(EXERCISE DETAILS) In the listing below, identify each line with the word "React" and return those lines.

(GIVEN RECORDS)
•••
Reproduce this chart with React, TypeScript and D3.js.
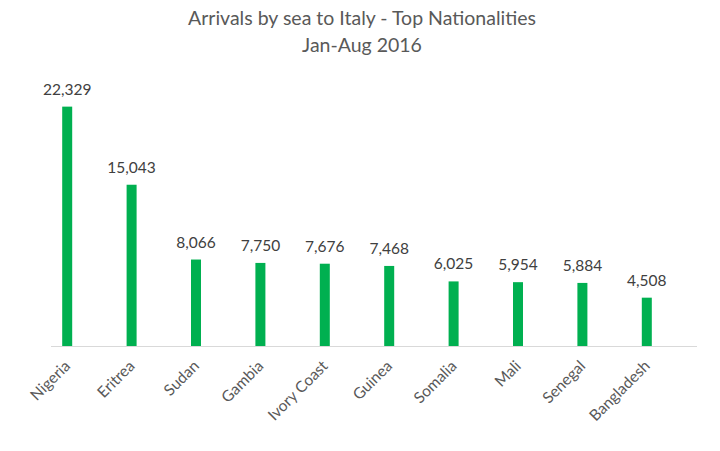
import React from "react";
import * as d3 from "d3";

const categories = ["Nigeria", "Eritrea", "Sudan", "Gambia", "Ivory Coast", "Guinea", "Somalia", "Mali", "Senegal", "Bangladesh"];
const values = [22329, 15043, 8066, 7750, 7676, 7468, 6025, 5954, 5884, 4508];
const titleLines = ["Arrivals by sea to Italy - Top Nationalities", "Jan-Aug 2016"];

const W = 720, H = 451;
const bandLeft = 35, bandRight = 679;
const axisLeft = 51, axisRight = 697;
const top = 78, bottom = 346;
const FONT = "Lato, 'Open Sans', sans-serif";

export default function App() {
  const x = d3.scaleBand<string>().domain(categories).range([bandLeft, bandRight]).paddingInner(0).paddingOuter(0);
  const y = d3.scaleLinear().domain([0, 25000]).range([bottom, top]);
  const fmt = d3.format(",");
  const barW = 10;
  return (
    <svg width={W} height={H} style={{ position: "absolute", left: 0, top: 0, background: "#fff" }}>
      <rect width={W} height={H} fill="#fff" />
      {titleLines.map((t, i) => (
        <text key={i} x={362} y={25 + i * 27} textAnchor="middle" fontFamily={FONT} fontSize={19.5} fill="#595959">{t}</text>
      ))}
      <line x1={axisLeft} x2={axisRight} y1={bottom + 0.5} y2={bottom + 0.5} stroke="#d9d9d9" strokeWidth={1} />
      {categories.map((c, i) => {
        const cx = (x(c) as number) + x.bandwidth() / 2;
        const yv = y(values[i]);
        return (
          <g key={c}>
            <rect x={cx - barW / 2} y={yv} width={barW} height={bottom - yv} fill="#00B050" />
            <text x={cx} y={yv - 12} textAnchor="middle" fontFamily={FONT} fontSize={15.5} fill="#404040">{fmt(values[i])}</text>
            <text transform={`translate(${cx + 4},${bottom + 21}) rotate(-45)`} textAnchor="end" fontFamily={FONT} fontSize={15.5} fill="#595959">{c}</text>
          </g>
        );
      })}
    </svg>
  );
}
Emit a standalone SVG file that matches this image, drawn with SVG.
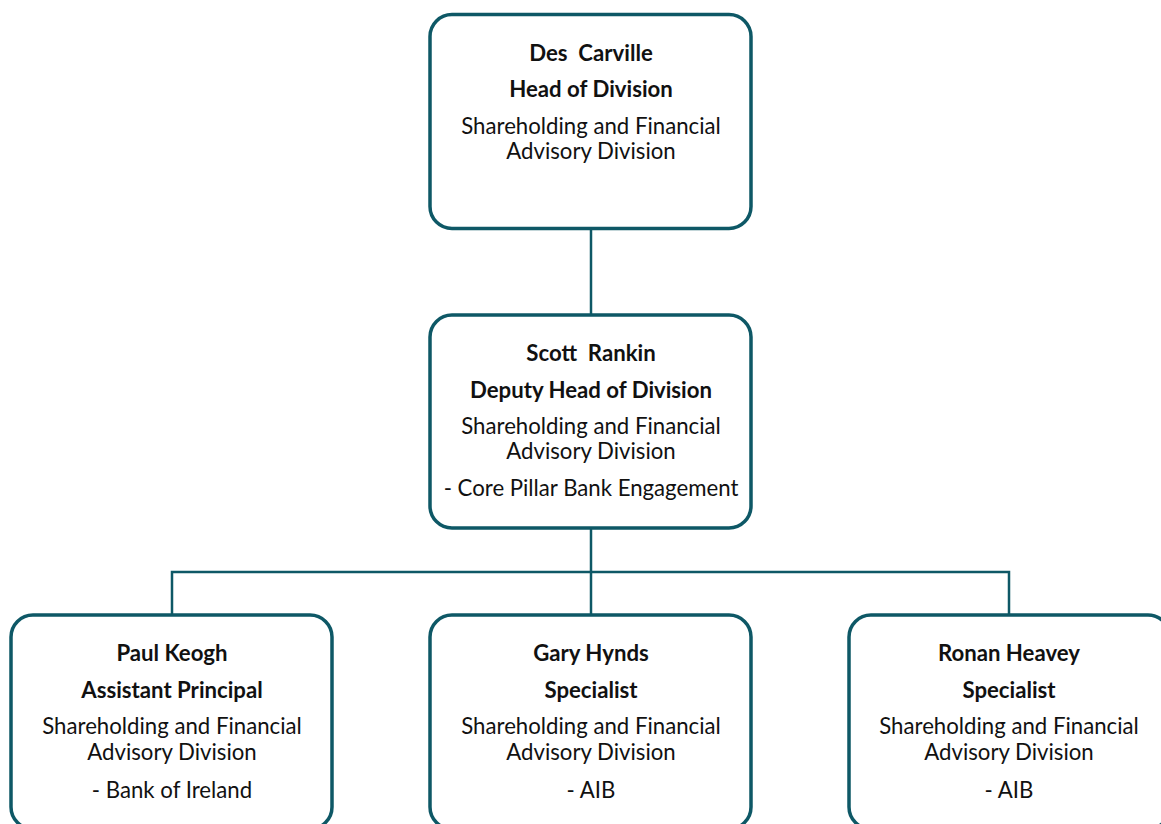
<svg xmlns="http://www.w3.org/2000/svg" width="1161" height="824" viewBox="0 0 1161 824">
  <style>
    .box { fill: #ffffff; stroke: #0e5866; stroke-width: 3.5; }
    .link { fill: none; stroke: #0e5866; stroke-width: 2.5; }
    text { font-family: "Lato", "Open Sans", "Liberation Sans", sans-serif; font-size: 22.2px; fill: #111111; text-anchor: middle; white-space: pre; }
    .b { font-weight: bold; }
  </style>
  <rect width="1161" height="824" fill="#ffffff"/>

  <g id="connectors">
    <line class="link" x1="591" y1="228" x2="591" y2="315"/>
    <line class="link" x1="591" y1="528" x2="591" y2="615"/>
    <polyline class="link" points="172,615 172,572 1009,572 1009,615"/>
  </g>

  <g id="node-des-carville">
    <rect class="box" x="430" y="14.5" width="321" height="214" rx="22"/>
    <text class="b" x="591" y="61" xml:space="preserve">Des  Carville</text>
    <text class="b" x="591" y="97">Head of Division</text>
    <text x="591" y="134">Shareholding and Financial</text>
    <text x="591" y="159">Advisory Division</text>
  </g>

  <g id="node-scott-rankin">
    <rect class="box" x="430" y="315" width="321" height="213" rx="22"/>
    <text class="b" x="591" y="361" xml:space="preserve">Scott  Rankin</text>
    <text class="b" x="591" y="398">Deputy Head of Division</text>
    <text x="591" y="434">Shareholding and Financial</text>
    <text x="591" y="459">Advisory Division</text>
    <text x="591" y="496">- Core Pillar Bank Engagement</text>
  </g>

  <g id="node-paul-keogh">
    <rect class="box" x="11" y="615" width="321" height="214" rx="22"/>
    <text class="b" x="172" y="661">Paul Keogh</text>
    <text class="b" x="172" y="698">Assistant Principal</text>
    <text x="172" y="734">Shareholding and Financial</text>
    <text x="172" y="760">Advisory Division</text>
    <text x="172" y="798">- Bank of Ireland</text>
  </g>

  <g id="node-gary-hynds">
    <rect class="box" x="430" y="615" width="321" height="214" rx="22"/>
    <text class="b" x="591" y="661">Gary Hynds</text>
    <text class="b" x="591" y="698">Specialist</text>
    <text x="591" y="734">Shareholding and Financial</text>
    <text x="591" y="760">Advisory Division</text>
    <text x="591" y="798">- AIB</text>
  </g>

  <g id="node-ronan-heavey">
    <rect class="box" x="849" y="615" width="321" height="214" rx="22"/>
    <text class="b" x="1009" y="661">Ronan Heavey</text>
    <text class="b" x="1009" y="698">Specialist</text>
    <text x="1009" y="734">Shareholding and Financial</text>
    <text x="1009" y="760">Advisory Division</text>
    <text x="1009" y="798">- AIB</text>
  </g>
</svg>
•••
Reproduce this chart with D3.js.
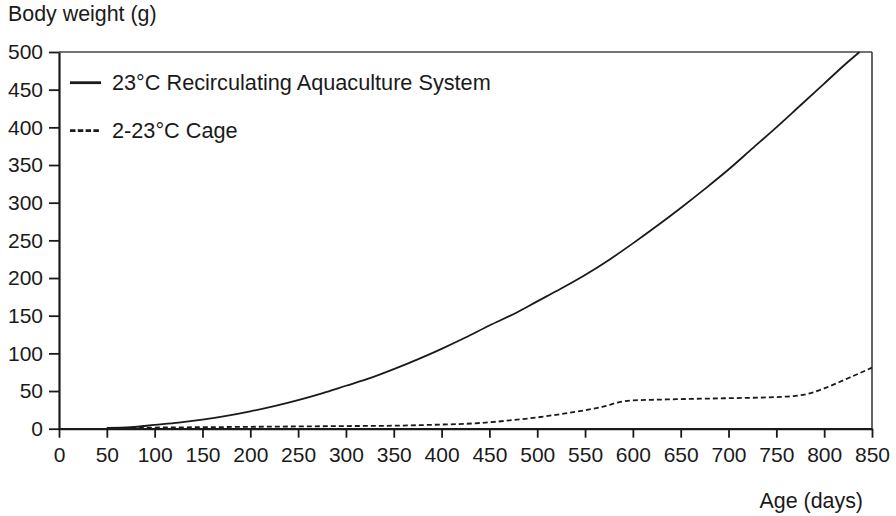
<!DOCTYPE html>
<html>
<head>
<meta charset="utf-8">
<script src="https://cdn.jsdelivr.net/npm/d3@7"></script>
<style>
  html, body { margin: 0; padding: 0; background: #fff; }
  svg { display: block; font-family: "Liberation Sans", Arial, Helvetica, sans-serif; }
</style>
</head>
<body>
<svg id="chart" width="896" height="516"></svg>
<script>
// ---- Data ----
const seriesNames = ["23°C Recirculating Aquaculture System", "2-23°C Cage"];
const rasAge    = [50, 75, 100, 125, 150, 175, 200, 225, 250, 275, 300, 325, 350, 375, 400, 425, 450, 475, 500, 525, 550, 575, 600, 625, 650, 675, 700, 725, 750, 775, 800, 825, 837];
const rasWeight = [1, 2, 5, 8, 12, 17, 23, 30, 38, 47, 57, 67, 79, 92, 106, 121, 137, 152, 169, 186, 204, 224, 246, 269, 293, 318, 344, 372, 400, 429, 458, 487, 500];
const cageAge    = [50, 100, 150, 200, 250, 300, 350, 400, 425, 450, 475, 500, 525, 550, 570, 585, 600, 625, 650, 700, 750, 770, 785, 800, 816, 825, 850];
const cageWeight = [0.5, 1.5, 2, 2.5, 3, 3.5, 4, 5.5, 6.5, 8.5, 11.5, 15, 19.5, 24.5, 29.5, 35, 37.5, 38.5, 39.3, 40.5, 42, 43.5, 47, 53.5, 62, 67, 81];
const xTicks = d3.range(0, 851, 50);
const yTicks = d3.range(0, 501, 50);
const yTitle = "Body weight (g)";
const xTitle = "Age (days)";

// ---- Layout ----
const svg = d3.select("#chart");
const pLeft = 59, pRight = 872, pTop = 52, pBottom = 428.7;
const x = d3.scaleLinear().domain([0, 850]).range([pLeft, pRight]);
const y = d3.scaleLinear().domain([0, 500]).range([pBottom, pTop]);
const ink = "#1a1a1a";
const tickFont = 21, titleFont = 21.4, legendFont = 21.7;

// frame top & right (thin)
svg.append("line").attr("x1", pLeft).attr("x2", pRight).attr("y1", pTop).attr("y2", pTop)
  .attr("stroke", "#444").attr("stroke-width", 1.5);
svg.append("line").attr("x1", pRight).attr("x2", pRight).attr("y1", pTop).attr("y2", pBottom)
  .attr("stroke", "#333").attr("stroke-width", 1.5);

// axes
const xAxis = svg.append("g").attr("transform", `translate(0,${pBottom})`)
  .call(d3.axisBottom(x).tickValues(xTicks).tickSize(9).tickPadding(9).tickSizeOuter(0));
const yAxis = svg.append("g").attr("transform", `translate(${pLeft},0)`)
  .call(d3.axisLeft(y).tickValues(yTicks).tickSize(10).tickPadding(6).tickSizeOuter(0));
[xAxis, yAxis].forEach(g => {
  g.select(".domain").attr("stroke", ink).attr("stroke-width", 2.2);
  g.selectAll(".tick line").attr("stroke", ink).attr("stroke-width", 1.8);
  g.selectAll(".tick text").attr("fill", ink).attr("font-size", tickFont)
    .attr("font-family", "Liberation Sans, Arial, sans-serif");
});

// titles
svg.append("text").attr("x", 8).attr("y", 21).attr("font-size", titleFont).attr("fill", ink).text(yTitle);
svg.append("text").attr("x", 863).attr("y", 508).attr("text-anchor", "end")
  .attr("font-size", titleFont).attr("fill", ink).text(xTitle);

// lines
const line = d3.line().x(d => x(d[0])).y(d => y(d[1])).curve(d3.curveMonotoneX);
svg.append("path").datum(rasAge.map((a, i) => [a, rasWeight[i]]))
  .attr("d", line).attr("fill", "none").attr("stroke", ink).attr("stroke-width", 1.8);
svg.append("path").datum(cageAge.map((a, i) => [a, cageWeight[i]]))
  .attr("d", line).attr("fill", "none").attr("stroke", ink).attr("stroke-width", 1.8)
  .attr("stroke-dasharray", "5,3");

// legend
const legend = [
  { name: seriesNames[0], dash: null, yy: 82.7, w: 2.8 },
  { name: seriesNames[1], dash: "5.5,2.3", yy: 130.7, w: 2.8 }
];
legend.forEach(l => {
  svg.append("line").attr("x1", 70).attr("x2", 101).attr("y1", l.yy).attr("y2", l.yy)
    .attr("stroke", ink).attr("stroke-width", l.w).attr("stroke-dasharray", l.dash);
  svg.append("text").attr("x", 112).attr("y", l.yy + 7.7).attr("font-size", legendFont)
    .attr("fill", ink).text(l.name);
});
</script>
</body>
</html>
•••
(SOLUTION TO THE PROBLEM)
Reproduce this chart with React, TypeScript and D3.js.
import React from "react";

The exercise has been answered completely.